Data block

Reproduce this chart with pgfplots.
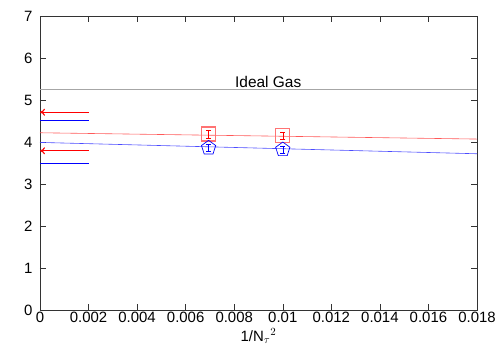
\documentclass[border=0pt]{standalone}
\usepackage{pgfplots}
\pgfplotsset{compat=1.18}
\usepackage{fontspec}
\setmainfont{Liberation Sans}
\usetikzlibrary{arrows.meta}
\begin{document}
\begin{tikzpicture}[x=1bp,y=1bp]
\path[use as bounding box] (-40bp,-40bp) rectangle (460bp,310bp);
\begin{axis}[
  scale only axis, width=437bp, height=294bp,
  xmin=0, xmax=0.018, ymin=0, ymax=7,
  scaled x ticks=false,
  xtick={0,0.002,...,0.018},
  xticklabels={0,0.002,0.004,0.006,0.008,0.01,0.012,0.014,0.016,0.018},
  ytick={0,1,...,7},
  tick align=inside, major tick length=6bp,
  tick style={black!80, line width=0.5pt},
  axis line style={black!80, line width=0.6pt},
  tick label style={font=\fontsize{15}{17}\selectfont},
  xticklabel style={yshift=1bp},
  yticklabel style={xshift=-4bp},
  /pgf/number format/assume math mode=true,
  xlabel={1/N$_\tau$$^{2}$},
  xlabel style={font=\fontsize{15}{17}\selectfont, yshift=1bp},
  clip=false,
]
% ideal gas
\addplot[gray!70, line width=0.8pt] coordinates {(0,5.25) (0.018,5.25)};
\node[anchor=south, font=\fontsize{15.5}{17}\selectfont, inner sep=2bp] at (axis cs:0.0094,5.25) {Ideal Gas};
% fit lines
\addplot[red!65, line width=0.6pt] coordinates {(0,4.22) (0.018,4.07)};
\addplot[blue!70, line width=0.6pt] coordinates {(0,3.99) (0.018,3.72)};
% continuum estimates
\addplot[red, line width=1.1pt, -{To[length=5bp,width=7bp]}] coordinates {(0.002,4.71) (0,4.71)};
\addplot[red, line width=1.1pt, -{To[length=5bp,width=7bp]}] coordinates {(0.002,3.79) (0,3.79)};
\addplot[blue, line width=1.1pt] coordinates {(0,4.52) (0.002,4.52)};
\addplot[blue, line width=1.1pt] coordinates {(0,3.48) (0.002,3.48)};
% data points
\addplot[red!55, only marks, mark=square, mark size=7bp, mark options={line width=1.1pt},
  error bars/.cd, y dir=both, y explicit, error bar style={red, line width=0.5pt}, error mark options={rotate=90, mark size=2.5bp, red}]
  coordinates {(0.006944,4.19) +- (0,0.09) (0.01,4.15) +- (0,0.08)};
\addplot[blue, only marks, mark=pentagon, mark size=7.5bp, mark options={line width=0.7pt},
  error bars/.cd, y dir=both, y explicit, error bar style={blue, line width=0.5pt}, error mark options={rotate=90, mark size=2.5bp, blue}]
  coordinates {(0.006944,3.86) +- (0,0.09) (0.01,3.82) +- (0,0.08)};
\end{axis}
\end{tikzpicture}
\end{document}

Exercise requirements
Return the whole listing, word for word, and leave out every picture.

Reply
Reproduce this chart with pgfplots.
\documentclass[border=0pt]{standalone}
\usepackage{pgfplots}
\pgfplotsset{compat=1.18}
\usepackage{fontspec}
\setmainfont{Liberation Sans}
\usetikzlibrary{arrows.meta}
\begin{document}
\begin{tikzpicture}[x=1bp,y=1bp]
\path[use as bounding box] (-40bp,-40bp) rectangle (460bp,310bp);
\begin{axis}[
  scale only axis, width=437bp, height=294bp,
  xmin=0, xmax=0.018, ymin=0, ymax=7,
  scaled x ticks=false,
  xtick={0,0.002,...,0.018},
  xticklabels={0,0.002,0.004,0.006,0.008,0.01,0.012,0.014,0.016,0.018},
  ytick={0,1,...,7},
  tick align=inside, major tick length=6bp,
  tick style={black!80, line width=0.5pt},
  axis line style={black!80, line width=0.6pt},
  tick label style={font=\fontsize{15}{17}\selectfont},
  xticklabel style={yshift=1bp},
  yticklabel style={xshift=-4bp},
  /pgf/number format/assume math mode=true,
  xlabel={1/N$_\tau$$^{2}$},
  xlabel style={font=\fontsize{15}{17}\selectfont, yshift=1bp},
  clip=false,
]
% ideal gas
\addplot[gray!70, line width=0.8pt] coordinates {(0,5.25) (0.018,5.25)};
\node[anchor=south, font=\fontsize{15.5}{17}\selectfont, inner sep=2bp] at (axis cs:0.0094,5.25) {Ideal Gas};
% fit lines
\addplot[red!65, line width=0.6pt] coordinates {(0,4.22) (0.018,4.07)};
\addplot[blue!70, line width=0.6pt] coordinates {(0,3.99) (0.018,3.72)};
% continuum estimates
\addplot[red, line width=1.1pt, -{To[length=5bp,width=7bp]}] coordinates {(0.002,4.71) (0,4.71)};
\addplot[red, line width=1.1pt, -{To[length=5bp,width=7bp]}] coordinates {(0.002,3.79) (0,3.79)};
\addplot[blue, line width=1.1pt] coordinates {(0,4.52) (0.002,4.52)};
\addplot[blue, line width=1.1pt] coordinates {(0,3.48) (0.002,3.48)};
% data points
\addplot[red!55, only marks, mark=square, mark size=7bp, mark options={line width=1.1pt},
  error bars/.cd, y dir=both, y explicit, error bar style={red, line width=0.5pt}, error mark options={rotate=90, mark size=2.5bp, red}]
  coordinates {(0.006944,4.19) +- (0,0.09) (0.01,4.15) +- (0,0.08)};
\addplot[blue, only marks, mark=pentagon, mark size=7.5bp, mark options={line width=0.7pt},
  error bars/.cd, y dir=both, y explicit, error bar style={blue, line width=0.5pt}, error mark options={rotate=90, mark size=2.5bp, blue}]
  coordinates {(0.006944,3.86) +- (0,0.09) (0.01,3.82) +- (0,0.08)};
\end{axis}
\end{tikzpicture}
\end{document}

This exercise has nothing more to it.